My folks, from what I can remember, had a good idea of how to make money and how to spend it. As a family, we lived a comfortable middle class lifestyle. When little, I had no problem saving my allowance for special purchases. And I remember being frugal, but admirably philanthropic. In other words, I didn’t seem to spend much but was generous. Everything was done for the love of it. Using an excuse like, no money, wasn’t my modus operandi. I liked that person. But she wandered away and the person who replaced her was…wait, I’m still the same person. She didn’t wander away at all. So what the hell happened? When did I start speaking the language of lack and worse yet, when did I start believing it?
I don’t have an answer – not yet. An idea was percolating earlier but then stopped bubbling. What I do not want to do is list all my shouldahs. We’ve all got regrets. What I need to do is find out what I’m doing – because I keep putting myself in the same spot – and then figure out what to do to vanquish the habit I’m perpetuating.
Somebody close to me recently said I’d always been able to manifest money. I’ve been thinking about that and for the most part, agree. So, if that’s true, what am I doing to self-sabotage? I believe the answer rests firmly in the law governing energy, the principles of the law of attraction, and my resistance.
I can’t write anymore on this tonight. As I wrote at the start, the topic is a biggie for me and my mind is like a whirlpool at the moment. But I’ll come back to it. I have to. I’m terrified but have learned that by confronting fear with a desire to be a better me, a better me will result.

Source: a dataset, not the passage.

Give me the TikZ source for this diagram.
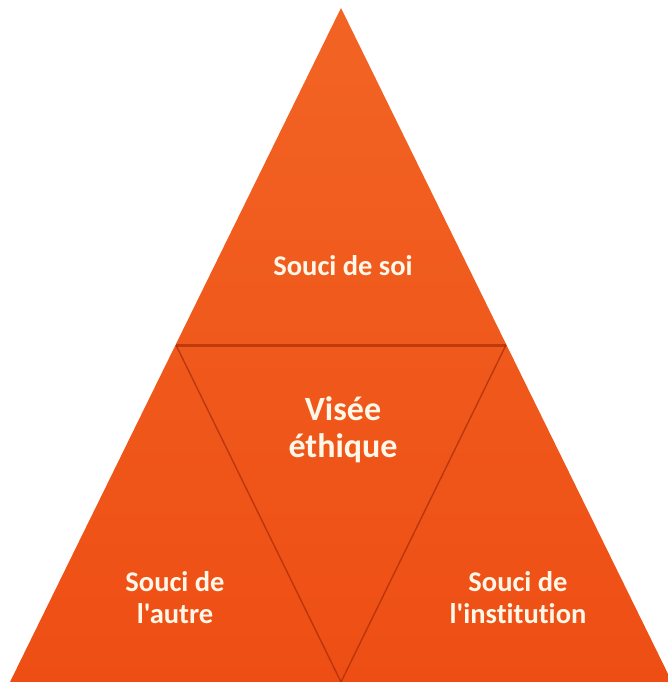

So I wish tonight for the grace to face the truth of a situation. It seems an easy thing, but it isn’t. For example, as hard as it for me to accept, I’ll never be Barbra Streisand. Being the best me I could be, would have been the better choice, the higher road. So I’ll ask that I be the best me I can be, today. And if I have to make hard changes to straighten out my finances, then that is my intention.